Itu baru menyumbangkan sesuatu!

Kalaupun berarti ’’pelajar di tingkat tertinggi’’, menurut saya, ya juga bukan pelajar perguruan tinggi.

Secara formal mungkin iya, secara realitas semua orang kan tidak pernah berhenti belajar sepanjang hidupnya.

Emangnya kalau lulus perguruan tinggi bisa langsung jadi pekerja yang hebat? Langsung bisa memberikan kontribusi hebat untuk perusahaan tempat dia bekerja, atau kepada masyarakat tempat dia berada?

Belum tentu, bukan?

Kalau langsung hebat, buat apa perusahaan bikin job training?

Jadi, setelah lulus perguruan tinggi, dia masih harus belajar lagi menjalani pekerjaan pertamanya. Kemudian, belajar lagi untuk bekerja lebih baik saat naik jabatan, dan begitu seterusnya.
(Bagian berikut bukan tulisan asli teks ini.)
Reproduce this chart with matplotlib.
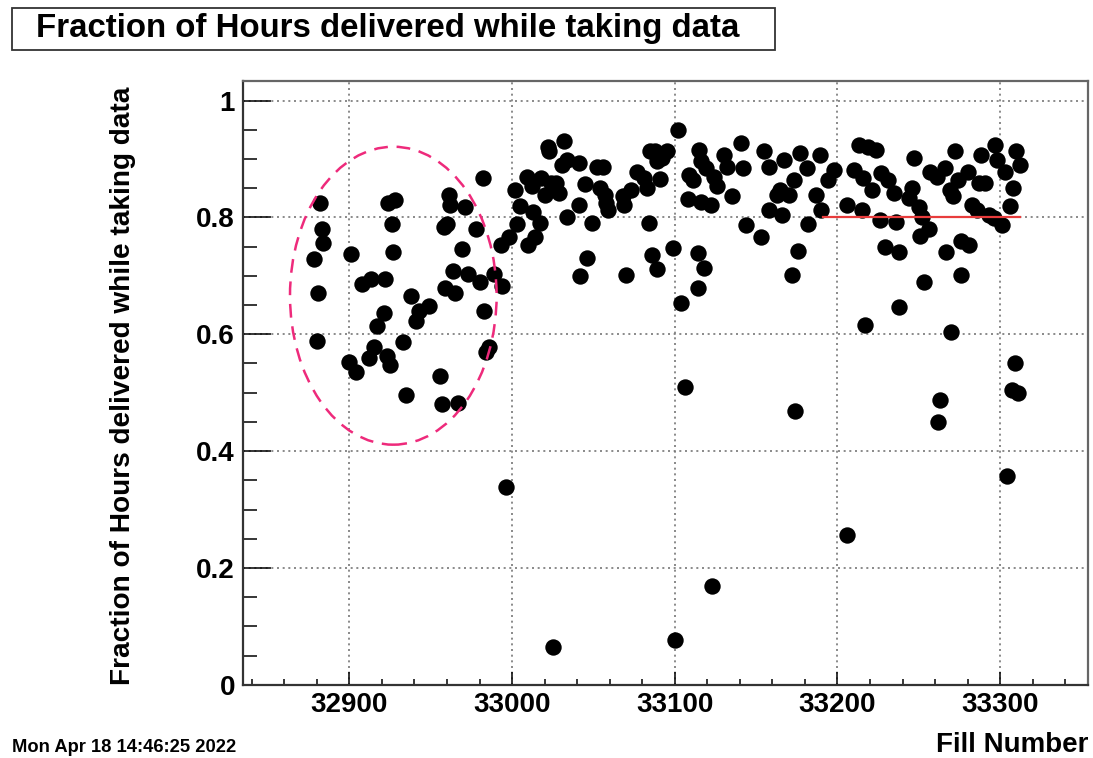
import matplotlib
matplotlib.use("Agg")
from matplotlib import pyplot as plt
from matplotlib.patches import Ellipse, Rectangle

# fill number / fraction of delivered hours with the detector taking data
fills_early = [32882, 32883, 32884, 32878, 32881, 32880, 32901, 32900, 32904, 32908,
               32913, 32922, 32924, 32928, 32926, 32927, 32921, 32917, 32915, 32912,
               32923, 32925, 32933, 32935, 32938, 32941, 32943, 32949, 32956, 32957,
               32967, 32959, 32965, 32964, 32973, 32980, 32989, 32994, 32983, 32986,
               32984, 32969, 32958, 32960, 32978, 32961, 32962, 32971, 32982, 32993,
               32998, 33003, 33002, 33005, 33009, 33010, 32996]
frac_early = [0.825, 0.781, 0.757, 0.729, 0.670, 0.589, 0.737, 0.553, 0.536, 0.686,
              0.695, 0.694, 0.825, 0.830, 0.789, 0.740, 0.636, 0.614, 0.578, 0.560,
              0.562, 0.547, 0.587, 0.496, 0.666, 0.622, 0.639, 0.649, 0.529, 0.481,
              0.483, 0.679, 0.670, 0.709, 0.704, 0.690, 0.704, 0.682, 0.640, 0.579,
              0.570, 0.746, 0.784, 0.789, 0.780, 0.838, 0.821, 0.817, 0.868, 0.753,
              0.766, 0.789, 0.847, 0.819, 0.870, 0.753, 0.339]

fills_mid = [33012, 33014, 33013, 33017, 33018, 33020, 33022, 33023, 33024, 33027,
             33029, 33032, 33031, 33034, 33041, 33034, 33041, 33045, 33049, 33046,
             33042, 33052, 33056, 33054, 33057, 33058, 33059, 33070, 33068, 33069,
             33073, 33077, 33081, 33083, 33084, 33086, 33089, 33085, 33088, 33089,
             33092, 33095, 33091, 33099, 33102, 33106, 33104, 33109, 33111, 33108,
             33115, 33116, 33114, 33118, 33114, 33116, 33122, 33119, 33124, 33126,
             33130, 33132, 33135, 33141, 33142, 33144, 33153, 33155, 33158, 33158,
             33025, 33100, 33123]
frac_mid = [0.854, 0.767, 0.810, 0.790, 0.867, 0.839, 0.921, 0.913, 0.859, 0.859,
            0.841, 0.930, 0.890, 0.898, 0.893, 0.800, 0.821, 0.857, 0.790, 0.730,
            0.699, 0.886, 0.887, 0.850, 0.839, 0.824, 0.813, 0.702, 0.836, 0.821,
            0.847, 0.877, 0.867, 0.850, 0.791, 0.736, 0.711, 0.914, 0.913, 0.896,
            0.901, 0.913, 0.865, 0.747, 0.949, 0.509, 0.654, 0.873, 0.864, 0.832,
            0.916, 0.896, 0.739, 0.713, 0.680, 0.827, 0.821, 0.884, 0.870, 0.853,
            0.907, 0.887, 0.837, 0.927, 0.884, 0.787, 0.767, 0.913, 0.887, 0.813,
            0.064, 0.077, 0.169]

fills_late = [33167, 33165, 33163, 33166, 33170, 33173, 33177, 33181, 33189, 33187,
              33190, 33182, 33194, 33198, 33176, 33172, 33174, 33206, 33213, 33210,
              33215, 33217, 33219, 33224, 33216, 33221, 33227, 33231, 33226, 33229,
              33235, 33236, 33238, 33238, 33247, 33246, 33244, 33250, 33252, 33256,
              33251, 33253, 33257, 33261, 33263, 33262, 33267, 33266, 33269, 33272,
              33271, 33274, 33276, 33281, 33270, 33276, 33280, 33283, 33286, 33288,
              33287, 33291, 33293, 33297, 33298, 33296, 33301, 33303, 33310, 33312,
              33308, 33306, 33309, 33307, 33311, 33304, 33206]
frac_late = [0.898, 0.847, 0.838, 0.804, 0.838, 0.864, 0.910, 0.884, 0.907, 0.838,
             0.813, 0.789, 0.864, 0.881, 0.743, 0.702, 0.468, 0.821, 0.924, 0.881,
             0.813, 0.616, 0.921, 0.916, 0.867, 0.847, 0.876, 0.864, 0.796, 0.750,
             0.841, 0.793, 0.741, 0.647, 0.901, 0.850, 0.833, 0.818, 0.801, 0.781,
             0.768, 0.690, 0.878, 0.870, 0.487, 0.450, 0.741, 0.884, 0.847, 0.914,
             0.836, 0.864, 0.759, 0.753, 0.604, 0.702, 0.878, 0.821, 0.813, 0.907,
             0.859, 0.859, 0.804, 0.924, 0.898, 0.799, 0.787, 0.878, 0.913, 0.890,
             0.850, 0.820, 0.551, 0.505, 0.499, 0.357, 0.257]

# target level and the range of fills it applies to
target_level = 0.8
target_fills = [33191, 33312]

# highlighted group of early fills (centre, full width, full height)
ring_center = (32927, 0.666)
ring_size = (127, 0.51)

xticks = [32900, 33000, 33100, 33200, 33300]
yticks = [0, 0.2, 0.4, 0.6, 0.8, 1.0]

FONT = "Liberation Sans"

fig = plt.figure(figsize=(10.93, 7.58), dpi=100)
ax = fig.add_axes([0.2226, 0.0966, 0.7728, 0.7969])

fills = fills_early + fills_mid + fills_late
frac = frac_early + frac_mid + frac_late
ax.plot(fills, frac, 'o', color='black', markersize=11.8, markeredgewidth=0, zorder=3)

ax.plot(target_fills, [target_level, target_level], '-', color='#e83c3c', lw=1.6, zorder=4)

ax.add_patch(Ellipse(ring_center, ring_size[0], ring_size[1], fill=False,
                     edgecolor='#ee2a7b', lw=1.8, linestyle=(0, (5.5, 3.5)), zorder=5))

ax.set_xlim(32834.8, 33354.0)
ax.set_ylim(0, 1.034)
ax.set_xticks(xticks)
ax.set_yticks(yticks)
ax.set_yticklabels(['0', '0.2', '0.4', '0.6', '0.8', '1'])
ax.set_xticks(range(32840, 33354, 20), minor=True)
ax.set_yticks([v / 20 for v in range(0, 21)], minor=True)

ax.grid(True, which='major', color='#777777', lw=1.2, linestyle=(0, (1.2, 2.2)), zorder=1)

ax.tick_params(axis='x', which='major', direction='in', length=9.5, width=1.1,
               pad=5, labelsize=20, top=False)
ax.tick_params(axis='x', which='minor', direction='in', length=4.5, width=1.1, top=False)
ax.tick_params(axis='y', which='major', direction='in', length=20, width=1.1,
               pad=6, labelsize=20, right=False)
ax.tick_params(axis='y', which='minor', direction='in', length=10, width=1.1, right=False)
for lbl in ax.get_xticklabels() + ax.get_yticklabels():
    lbl.set_fontfamily(FONT)
    lbl.set_fontweight('bold')

for side in ['left', 'bottom']:
    ax.spines[side].set_linewidth(1.6)
    ax.spines[side].set_color('#333333')
for side in ['top', 'right']:
    ax.spines[side].set_linewidth(1.6)
    ax.spines[side].set_color('#666666')

ax.set_ylabel('Fraction of Hours delivered while taking data', fontsize=20.2,
              fontweight='bold', fontfamily=FONT)
ax.yaxis.set_label_coords(-0.127, 0.495)

# title box
fig.add_artist(Rectangle((12 / 1093, 1 - 50 / 758), 763 / 1093, 42 / 758,
                         transform=fig.transFigure, fill=True, facecolor='white',
                         edgecolor='#333333', lw=1.3))
fig.text(388 / 1093, 1 - 29 / 758, 'Fraction of Hours delivered while taking data',
         ha='center', va='center', fontsize=23.8, fontweight='bold', fontfamily=FONT)

fig.text(1088 / 1093, 1 - 745 / 758, 'Fill Number', ha='right', va='center',
         fontsize=20, fontweight='bold', fontfamily=FONT)
fig.text(12 / 1093, 1 - 747 / 758, 'Mon Apr 18 14:46:25 2022', ha='left', va='center',
         fontsize=13.2, fontweight='bold', fontfamily=FONT)

fig.savefig('out.png', dpi=100)
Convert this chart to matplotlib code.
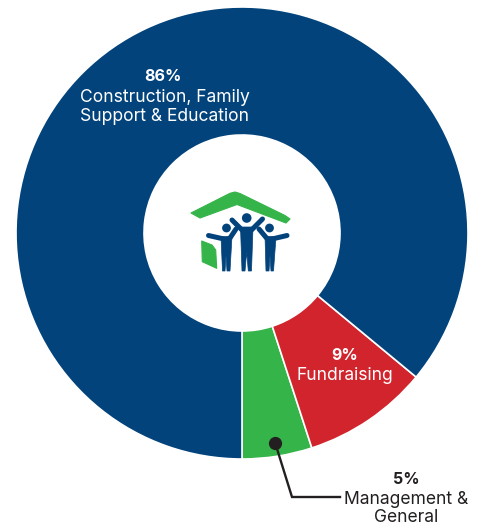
import numpy as np
import matplotlib
matplotlib.use("Agg")
import matplotlib.pyplot as plt
from matplotlib.patches import Polygon, Circle

# ---- data ----
categories = ["Management & General", "Fundraising", "Construction, Family Support & Education"]
values = [5, 9, 86]
pct_labels = ["5%", "9%", "86%"]
colors = ["#35B44A", "#D1242D", "#02437C"]

W, H = 482, 525
fig = plt.figure(figsize=(W / 100, H / 100), dpi=100)
ax = fig.add_axes([0, 0, 1, 1])

cx, cy = 242, H - 233
R = 226
ring = 128

wedges, _ = ax.pie(values, colors=colors, startangle=270, counterclock=True,
                   radius=R, center=(cx, cy),
                   wedgeprops=dict(width=ring, edgecolor="white", linewidth=1.2))
ax.set_xlim(0, W)
ax.set_ylim(0, H)
ax.set_aspect("equal")
ax.axis("off")

FONT = "Inter"
dark = "#231F20"
FS = 12.6
FSB = 11.5

def P(x, y):
    return (x, H - y)

def txt(x, y, s, color, bold=False):
    ax.text(*P(x, y), s, color=color, fontsize=FSB if bold else FS,
            fontweight="bold" if bold else "normal",
            ha="center", va="baseline", family=FONT)

# labels
txt(163, 81, pct_labels[2], "white", True)
txt(164.5, 101.5, "Construction, Family", "white")
txt(164.5, 121, "Support & Education", "white")

txt(345, 360, pct_labels[1], "white", True)
txt(345, 380.5, "Fundraising", "white")

txt(406, 484, pct_labels[0], dark, True)
txt(406.5, 503.5, "Management &", dark)
txt(406.5, 521.5, "General", dark)

# leader from green wedge
w0 = wedges[0]
mid = np.deg2rad((w0.theta1 + w0.theta2) / 2)
dx, dy = cx + 213 * np.cos(mid), cy + 213 * np.sin(mid)
ax.plot([dx, 292, 340], [dy, H - 497, H - 497], color=dark, lw=1.7,
        solid_joinstyle="miter", zorder=5)
ax.plot([dx], [dy], "o", color=dark, ms=8.5, zorder=6)

# ---- logo ----
green = "#35B44A"
navy = "#02437C"
roof = [P(191, 213), P(230, 193.3), P(235, 192), P(240, 193.5), P(285, 215.5),
        P(290, 219), P(286, 223), P(237, 204.5), P(200, 218)]
ax.add_patch(Polygon(roof, closed=True, fc=green, ec=green, lw=0.8, joinstyle="round", zorder=7))
wall = [P(201.7, 241), P(212, 245), P(215.7, 250), P(216.7, 268.3), P(202.3, 261.7)]
ax.add_patch(Polygon(wall, closed=True, fc=green, ec=green, lw=0.8, joinstyle="round", zorder=7))

def person(hx, hy, hr, body, arms):
    ax.add_patch(Circle(P(hx, hy), hr, fc=navy, ec="none", zorder=8))
    ax.add_patch(Polygon([P(*b) for b in body], closed=True, fc=navy, ec=navy,
                         lw=0.5, joinstyle="round", zorder=8))
    for (x1, y1, x2, y2) in arms:
        ax.plot([x1, x2], [H - y1, H - y2], color=navy, lw=3.6,
                solid_capstyle="round", zorder=8)

# center person
person(246.7, 218, 4.8,
       [(240.5, 227), (253, 227), (251.5, 271), (248.3, 271), (246.7, 252), (245, 271), (242, 271)],
       [(242, 230, 232, 220), (251.5, 230, 262.5, 219)])
# left person
person(226.5, 228, 4.4,
       [(221, 237), (232, 236), (230, 271), (227, 271), (226, 256), (225, 271), (222.5, 271)],
       [(224, 239, 208.5, 235.5), (230, 238, 236, 229)])
# right person
person(269.5, 228, 4.4,
       [(265, 236), (276, 237), (273.5, 271), (271, 271), (270, 256), (269, 271), (266, 271)],
       [(272, 239, 287, 235.5), (266.5, 238, 259, 229)])

fig.savefig("out.png", dpi=100)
Percaya deh, 90 persen yang saya jalani dalam pekerjaan tidak diajarkan saat kuliah…

Bukan hanya itu. Dia juga lantas harus terus belajar dalam kehidupan pribadinya. Belajar mencari pasangan hidup yang baik (tidak ada sekolahnya), belajar jadi orang tua yang baik (awalnya banyak nilai jeleknya), terus sampai belajar jadi kakek-nenek yang baik (memanjakan cucu, bikin sebel anak), dan terus-menerus belajar.

Dan benar kata orang tua, pelajaran terbaik adalah ketika kita gagal dalam sesuatu di hidup ini. Gagal ujian paling dapat nilai jelek. Gagal dalam hidup dan pekerjaan? Belum tentu ada ujian ulang…

Sorry ending-nya klise. Mungkin karena saya juga mulai menua. Hehehe… But it’s true!